**Work to complete**: Starting with the first line of the data below, copy each line up to and including the one containing "W, H = 1232, 605". Pictures stay out.

**Supplied material**:

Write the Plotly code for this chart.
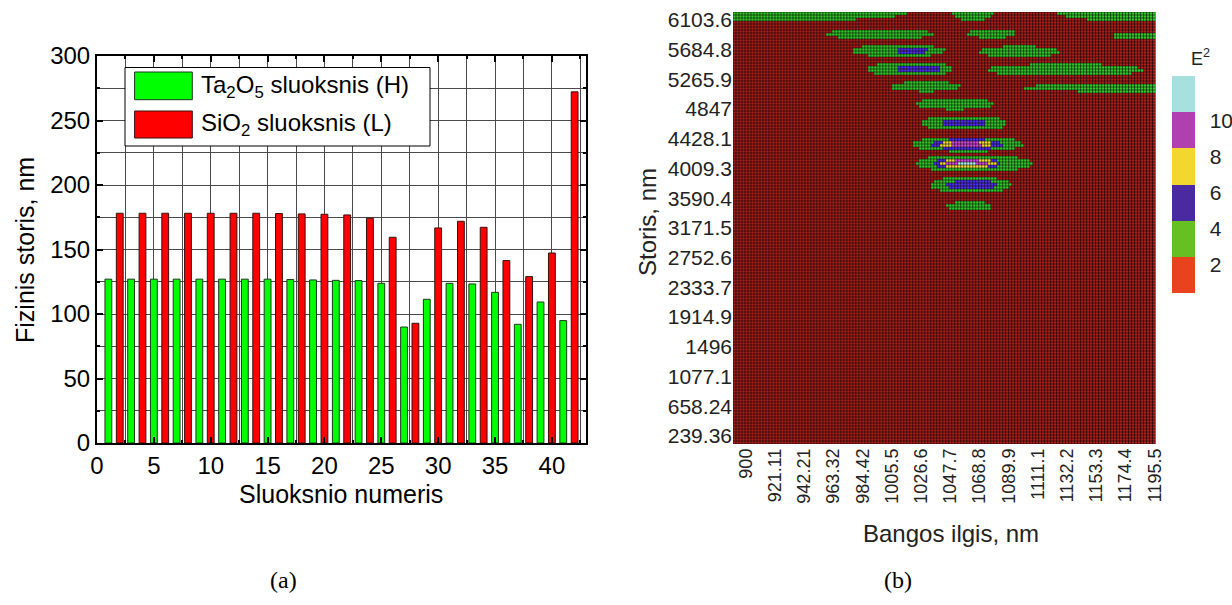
import numpy as np
import plotly.graph_objects as go

W, H = 1232, 605

# ---------------- (a) layer thicknesses ----------------
layers_H = [1, 3, 5, 7, 9, 11, 13, 15, 17, 19, 21, 23, 25, 27, 29, 31, 33, 35, 37, 39, 41]
thick_H = [127, 127, 127, 127, 127, 127, 127, 127, 126.7, 126.4, 126.1, 125.9, 123.8,
           89.9, 111.4, 123.8, 123.3, 116.8, 92.0, 109.3, 94.9]
layers_L = [2, 4, 6, 8, 10, 12, 14, 16, 18, 20, 22, 24, 26, 28, 30, 32, 34, 36, 38, 40, 42]
thick_L = [178.1, 178.1, 178.1, 178.1, 178.1, 178.1, 178.1, 177.9, 177.6, 177.3, 176.8,
           174.2, 159.5, 92.8, 166.7, 171.9, 167.2, 141.4, 129.0, 147.3, 272.2]
name_H = "Ta<sub>2</sub>O<sub>5</sub> sluoksnis (H)"
name_L = "SiO<sub>2</sub> sluoksnis (L)"

# ---------------- (b) E^2 field: regions ----------------
# level: 1=2..4 (green), 2=4..6 (blue), 3=6..8 (yellow), 4=8..10 (magenta), 5=>10 (cyan)
blob_level = [1, 1, 1,
              1, 1, 1,
              1, 2, 1,
              1, 2, 1,
              1, 1,
              1,
              1, 2,
              1, 2, 3, 4,
              1, 2, 3, 4, 5,
              1, 2,
              1]
blob_x0 = [765, 1049, 1124,
           958, 1060, 1165,
           977, 1009, 1068,
           987, 1009, 1074,
           1005, 1100,
           1022,
           1026, 1042,
           1020, 1034, 1040, 1047,
           1022, 1035, 1040, 1045, 1052,
           1033, 1045,
           1045]
blob_x1 = [1018, 1079, 1268,
           1035, 1095, 1227,
           1044, 1031, 1127,
           1050, 1041, 1187,
           1055, 1292,
           1079,
           1089, 1074,
           1100, 1085, 1078, 1072,
           1107, 1084, 1081, 1074, 1067,
           1091, 1081,
           1078]
blob_y = [6216, 6216, 6216,
          5906, 5915, 5878,
          5670, 5670, 5656,
          5412, 5412, 5398,
          5163, 5149,
          4919,
          4651, 4651,
          4351, 4351, 4351, 4351,
          4083, 4083, 4083, 4083, 4083,
          3777, 3777,
          3481]
blob_h = [130, 115, 130,
          68, 64, 55,
          82, 44, 76,
          90, 50, 82,
          68, 60,
          78,
          104, 57,
          104, 72, 50, 35,
          112, 80, 58, 44, 28,
          108, 62,
          60]

x_tick_labels = ["900", "921.11", "942.21", "963.32", "984.42", "1005.5", "1026.6", "1047.7",
                 "1068.8", "1089.9", "1111.1", "1132.2", "1153.3", "1174.4", "1195.5"]
y_tick_labels = ["239.36", "658.24", "1077.1", "1496", "1914.9", "2333.7", "2752.6", "3171.5",
                 "3590.4", "4009.3", "4428.1", "4847", "5265.9", "5684.8", "6103.6"]
cbar_labels = ["2", "4", "6", "8", "10"]

X_MIN, X_MAX = 890.6, 1196.0
Y_MIN, Y_MAX = 126.0, 6216.0
nx, ny = 141, 144
dx = (X_MAX - X_MIN) / nx
dy = (Y_MAX - Y_MIN) / ny
xc = X_MIN + dx * (np.arange(nx) + 0.5)
yc = Y_MIN + dy * (np.arange(ny) + 0.5)
XX, YY = np.meshgrid(xc, yc)
Z = np.ones((ny, nx))
for lv, a0, a1, yb, hb in zip(blob_level, blob_x0, blob_x1, blob_y, blob_h):
    cx = (a0 + a1) / 2.0
    ax = (a1 - a0) / 2.0
    inside = np.abs((XX - cx) / ax) ** 3 + ((YY - yb) / hb) ** 2 <= 1.0
    Z[inside] = np.maximum(Z[inside], 2 * lv + 1)

# mesh (cell edges) drawn over the map
x_edges = X_MIN + dx * np.arange(nx + 1)
y_edges = Y_MIN + dy * np.arange(ny + 1)
mx, my = [], []
for xe in x_edges:
    mx += [xe, xe, None]
    my += [Y_MIN, Y_MAX, None]
for ye in y_edges:
    mx += [X_MIN, X_MAX, None]
    my += [ye, ye, None]

def discrete(cols):
    n = len(cols)
    cs = []
    for i, c in enumerate(cols):
        cs.append([i / n, c])
        cs.append([(i + 1) / n, c])
    return cs

cells_cols = ["rgb(172,32,28)", "rgb(52,200,42)", "rgb(82,50,235)",
              "rgb(245,222,50)", "rgb(215,75,220)", "rgb(170,245,245)"]
bar_cols = ["#E8421F", "#66C020", "#4A2AA0", "#F2D82E", "#B040B0", "#A8E0E0"]

SANS = "Liberation Sans, Arial, sans-serif"

def px_x(p):
    return p / W

def px_y(p):
    return 1 - p / H

fig = go.Figure()

fig.add_trace(go.Bar(x=layers_H, y=thick_H, width=0.6, name=name_H,
                     marker=dict(color="#00FF00", line=dict(color="#1a3a1a", width=1)),
                     xaxis="x", yaxis="y", showlegend=False))
fig.add_trace(go.Bar(x=layers_L, y=thick_L, width=0.6, name=name_L,
                     marker=dict(color="#FF0000", line=dict(color="#3a1010", width=1)),
                     xaxis="x", yaxis="y", showlegend=False))

fig.add_trace(go.Heatmap(z=Z, x0=xc[0], dx=dx, y0=yc[0], dy=dy, zmin=0, zmax=12,
                         colorscale=discrete(cells_cols), showscale=False,
                         xaxis="x2", yaxis="y2", hoverinfo="skip"))
fig.add_trace(go.Scatter(x=mx, y=my, mode="lines", line=dict(color="rgba(0,0,0,0.55)", width=1),
                         xaxis="x2", yaxis="y2", hoverinfo="skip", showlegend=False))
# colour key
fig.add_trace(go.Heatmap(z=[[1]], x=[500], y=[0], zmin=0, zmax=12,
                         colorscale=discrete(bar_cols), showscale=True,
                         xaxis="x2", yaxis="y2", hoverinfo="skip",
                         colorbar=dict(x=px_x(1172), xanchor="left", xpad=0,
                                       y=px_y(184.5), yanchor="middle", ypad=0,
                                       len=217, lenmode="pixels",
                                       thickness=23, thicknessmode="pixels",
                                       outlinewidth=0,
                                       tickvals=[1.55, 3.55, 5.55, 7.55, 9.55],
                                       ticktext=cbar_labels,
                                       ticks="outside", ticklen=11, tickcolor="rgba(0,0,0,0)",
                                       tickfont=dict(family=SANS, size=21, color="#222"))))

ax_common = dict(showline=True, linecolor="black", linewidth=2, mirror="ticks",
                 ticks="inside", ticklen=6, tickwidth=1.5, tickcolor="black",
                 showgrid=True, gridcolor="#4a4a4a", gridwidth=1, zeroline=False,
                 tickfont=dict(family=SANS, size=24, color="black"))

fig.update_layout(
    width=W, height=H, margin=dict(l=0, r=0, t=0, b=0, autoexpand=False),
    paper_bgcolor="white", plot_bgcolor="white",
    barmode="overlay",
    xaxis=dict(domain=[px_x(97), px_x(586)], range=[0, 43], tickvals=[0, 5, 10, 15, 20, 25, 30, 35, 40],
               anchor="y", automargin=False,
               minor=dict(dtick=2.5, showgrid=True, gridcolor="#4a4a4a", gridwidth=1,
                          ticks="inside", ticklen=3, tickcolor="black"),
               **ax_common),
    yaxis=dict(domain=[px_y(443), px_y(56)], range=[0, 300], dtick=50, anchor="x", automargin=False,
               minor=dict(dtick=25, showgrid=True, gridcolor="#4a4a4a", gridwidth=1,
                          ticks="inside", ticklen=3, tickcolor="black"),
               **ax_common),
    xaxis2=dict(domain=[px_x(733), px_x(1155.5)], range=[X_MIN, X_MAX], anchor="y2", automargin=False,
                tickvals=[float(s) for s in x_tick_labels], ticktext=x_tick_labels,
                tickangle=-90, ticks="", showgrid=False, zeroline=False, showline=False,
                tickfont=dict(family=SANS, size=18, color="#222")),
    yaxis2=dict(domain=[px_y(444), px_y(12)], range=[Y_MIN, Y_MAX], anchor="x2", automargin=False,
                tickvals=[float(s) for s in y_tick_labels], ticktext=y_tick_labels,
                ticks="", showgrid=False, zeroline=False, showline=False,
                tickfont=dict(family=SANS, size=21, color="#222")),
)

shapes = [
    # legend box
    dict(type="rect", xref="paper", yref="paper", x0=px_x(125), x1=px_x(430),
         y0=px_y(146), y1=px_y(67.5), fillcolor="white", line=dict(color="black", width=1)),
    dict(type="rect", xref="paper", yref="paper", x0=px_x(134.6), x1=px_x(192.3),
         y0=px_y(99.7), y1=px_y(72), fillcolor="#00FF00", line=dict(color="#1a3a1a", width=1)),
    dict(type="rect", xref="paper", yref="paper", x0=px_x(134.6), x1=px_x(192.3),
         y0=px_y(138), y1=px_y(111), fillcolor="#FF0000", line=dict(color="#3a1010", width=1)),
]
fig.update_layout(shapes=shapes)

ann = [
    dict(text=name_H, x=px_x(199), y=px_y(86), xanchor="left", yanchor="middle",
         font=dict(family=SANS, size=24, color="black")),
    dict(text=name_L, x=px_x(199), y=px_y(124), xanchor="left", yanchor="middle",
         font=dict(family=SANS, size=24, color="black")),
    dict(text="Fizinis storis, nm", x=px_x(25), y=px_y(250), textangle=-90,
         xanchor="center", yanchor="middle", font=dict(family=SANS, size=25, color="black")),
    dict(text="Sluoksnio numeris", x=px_x(341), y=px_y(494), xanchor="center", yanchor="middle",
         font=dict(family=SANS, size=25, color="black")),
    dict(text="Storis, nm", x=px_x(647), y=px_y(222), textangle=-90,
         xanchor="center", yanchor="middle", font=dict(family=SANS, size=24, color="#222")),
    dict(text="Bangos ilgis, nm", x=px_x(951), y=px_y(533), xanchor="center", yanchor="middle",
         font=dict(family=SANS, size=24, color="#222")),
    dict(text="E<sup>2</sup>", x=px_x(1200), y=px_y(58), xanchor="center", yanchor="middle",
         font=dict(family=SANS, size=18, color="#222")),
    dict(text="(a)", x=px_x(283), y=px_y(580), xanchor="center", yanchor="middle",
         font=dict(family="Liberation Serif, Times New Roman, serif", size=24, color="black")),
    dict(text="(b)", x=px_x(898), y=px_y(580), xanchor="center", yanchor="middle",
         font=dict(family="Liberation Serif, Times New Roman, serif", size=24, color="black")),
]
for a in ann:
    a.update(xref="paper", yref="paper", showarrow=False)
fig.update_layout(annotations=ann)

fig.write_html("out.html")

**Exercise response**:
Write the Plotly code for this chart.
import numpy as np
import plotly.graph_objects as go

W, H = 1232, 605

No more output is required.